HOW GOOD ARE MACHINE TRANSLATIONS (PART 2)?
As we have already seen in the previous article, the quality of a machine translation (MT) will initially depend on the quality of the MT tool used. However, it will ultimately always depend on the translator in charge of post-editing the automatically obtained text.
But there is another factor that is out of the translator’s control, but which has some influence on the quality of the translation: the quality of the original text. While it is relatively easy for a translator to detect a mistake in the original document (whether it be a typo, an omission or poorly constructed syntax), the MT tool will simply transpose this error into the machine translation. There are some texts that are so poorly written in their original version that no matter how good the MT tool may be, it will always produce unsatisfactory results that will leave the translator with much more work editing the text than there would be involved in translating the original text from scratch.

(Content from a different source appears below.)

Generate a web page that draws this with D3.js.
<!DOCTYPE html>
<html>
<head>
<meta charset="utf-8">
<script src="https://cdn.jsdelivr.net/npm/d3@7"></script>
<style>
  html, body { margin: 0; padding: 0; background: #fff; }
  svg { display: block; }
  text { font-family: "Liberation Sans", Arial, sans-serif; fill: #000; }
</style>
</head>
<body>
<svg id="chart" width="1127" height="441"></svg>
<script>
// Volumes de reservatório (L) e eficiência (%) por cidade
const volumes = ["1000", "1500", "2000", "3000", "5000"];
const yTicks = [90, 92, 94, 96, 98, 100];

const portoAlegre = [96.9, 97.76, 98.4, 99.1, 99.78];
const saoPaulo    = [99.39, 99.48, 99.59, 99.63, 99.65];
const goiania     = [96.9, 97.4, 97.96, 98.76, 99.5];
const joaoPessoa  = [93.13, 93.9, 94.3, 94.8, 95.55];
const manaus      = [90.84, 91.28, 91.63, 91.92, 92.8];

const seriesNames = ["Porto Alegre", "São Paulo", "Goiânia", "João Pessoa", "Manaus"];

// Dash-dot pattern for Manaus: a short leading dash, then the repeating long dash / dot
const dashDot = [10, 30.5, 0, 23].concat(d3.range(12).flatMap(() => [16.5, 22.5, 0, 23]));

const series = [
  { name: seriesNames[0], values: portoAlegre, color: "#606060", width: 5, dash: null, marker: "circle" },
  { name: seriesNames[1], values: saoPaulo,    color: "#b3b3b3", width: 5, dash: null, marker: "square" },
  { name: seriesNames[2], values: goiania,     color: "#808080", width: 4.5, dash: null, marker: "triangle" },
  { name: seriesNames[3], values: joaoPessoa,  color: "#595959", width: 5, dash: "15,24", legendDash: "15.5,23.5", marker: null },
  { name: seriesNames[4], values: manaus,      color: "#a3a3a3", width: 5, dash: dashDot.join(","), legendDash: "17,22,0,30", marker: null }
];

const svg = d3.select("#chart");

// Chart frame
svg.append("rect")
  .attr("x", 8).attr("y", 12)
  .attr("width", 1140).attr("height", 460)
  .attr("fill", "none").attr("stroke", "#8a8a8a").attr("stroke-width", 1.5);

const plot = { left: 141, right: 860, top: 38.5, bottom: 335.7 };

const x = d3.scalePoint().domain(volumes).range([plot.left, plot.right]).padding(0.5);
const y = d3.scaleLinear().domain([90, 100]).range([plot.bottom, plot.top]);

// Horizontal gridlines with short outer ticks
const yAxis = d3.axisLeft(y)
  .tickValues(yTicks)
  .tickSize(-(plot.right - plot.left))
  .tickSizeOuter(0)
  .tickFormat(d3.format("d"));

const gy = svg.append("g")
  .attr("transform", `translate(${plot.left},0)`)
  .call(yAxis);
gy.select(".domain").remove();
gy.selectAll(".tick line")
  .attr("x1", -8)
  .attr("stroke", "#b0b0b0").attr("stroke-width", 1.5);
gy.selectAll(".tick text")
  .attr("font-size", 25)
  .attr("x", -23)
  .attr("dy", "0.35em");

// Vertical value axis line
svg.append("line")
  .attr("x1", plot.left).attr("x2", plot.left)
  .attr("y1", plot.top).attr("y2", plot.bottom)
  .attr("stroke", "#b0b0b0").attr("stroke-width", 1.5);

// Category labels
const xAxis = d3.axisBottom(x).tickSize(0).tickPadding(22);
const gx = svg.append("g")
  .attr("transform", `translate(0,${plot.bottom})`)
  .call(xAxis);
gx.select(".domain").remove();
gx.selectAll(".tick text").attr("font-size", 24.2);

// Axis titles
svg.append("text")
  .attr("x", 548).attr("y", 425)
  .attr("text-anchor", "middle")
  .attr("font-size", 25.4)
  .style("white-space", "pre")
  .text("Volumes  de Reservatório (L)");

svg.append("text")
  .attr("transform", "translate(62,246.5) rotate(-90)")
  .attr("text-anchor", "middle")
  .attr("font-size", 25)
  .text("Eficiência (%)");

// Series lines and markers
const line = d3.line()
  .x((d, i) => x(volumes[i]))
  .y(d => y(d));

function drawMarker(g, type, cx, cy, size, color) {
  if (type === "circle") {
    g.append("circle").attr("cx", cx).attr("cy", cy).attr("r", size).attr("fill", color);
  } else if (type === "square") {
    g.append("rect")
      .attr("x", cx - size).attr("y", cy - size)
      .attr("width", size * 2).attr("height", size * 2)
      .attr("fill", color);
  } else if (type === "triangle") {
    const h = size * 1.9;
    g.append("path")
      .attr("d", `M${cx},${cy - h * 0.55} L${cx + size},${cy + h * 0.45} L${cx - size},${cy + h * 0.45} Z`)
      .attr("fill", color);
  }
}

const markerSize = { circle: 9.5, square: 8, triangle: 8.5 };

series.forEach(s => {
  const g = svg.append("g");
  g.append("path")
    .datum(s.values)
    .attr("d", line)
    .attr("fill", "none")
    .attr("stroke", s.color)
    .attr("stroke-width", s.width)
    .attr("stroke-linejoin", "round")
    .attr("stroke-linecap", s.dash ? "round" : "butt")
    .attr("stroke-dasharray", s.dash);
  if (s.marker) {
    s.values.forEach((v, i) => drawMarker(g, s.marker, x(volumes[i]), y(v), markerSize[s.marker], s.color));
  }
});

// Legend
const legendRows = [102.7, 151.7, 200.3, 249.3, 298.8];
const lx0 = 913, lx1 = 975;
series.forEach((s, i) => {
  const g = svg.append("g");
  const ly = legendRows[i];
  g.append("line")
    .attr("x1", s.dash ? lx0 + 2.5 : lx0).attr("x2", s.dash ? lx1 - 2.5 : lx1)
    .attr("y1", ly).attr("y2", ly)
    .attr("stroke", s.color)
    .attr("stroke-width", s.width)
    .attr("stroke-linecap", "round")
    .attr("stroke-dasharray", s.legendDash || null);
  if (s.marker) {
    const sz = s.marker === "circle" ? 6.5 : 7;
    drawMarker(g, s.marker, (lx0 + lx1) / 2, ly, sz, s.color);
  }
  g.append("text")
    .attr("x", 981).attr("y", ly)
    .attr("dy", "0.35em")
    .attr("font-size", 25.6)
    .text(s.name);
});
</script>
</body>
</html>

Some major international brands also have style rules for their English-language product manuals. These rules both standardise the content, making them easier for customers and consumers to read and understand, and because, from a translation perspective, a well-written text is easier to translate into other languages.
There are also certain types of text that do not lend themselves very well to being machine translated. Such texts are generally more creative, use idioms and colloquial language or employ linguistic subtleties that it is important to convey in the translation. This is often the case with marketing and advertising copy.
These are just some of the factors that should be taken into account when determining whether or not the text is suitable for machine translation.
When it is not suitable, the translator will dispense with the MT tool to avoid wasting more time than they would were they to follow their usual workflow.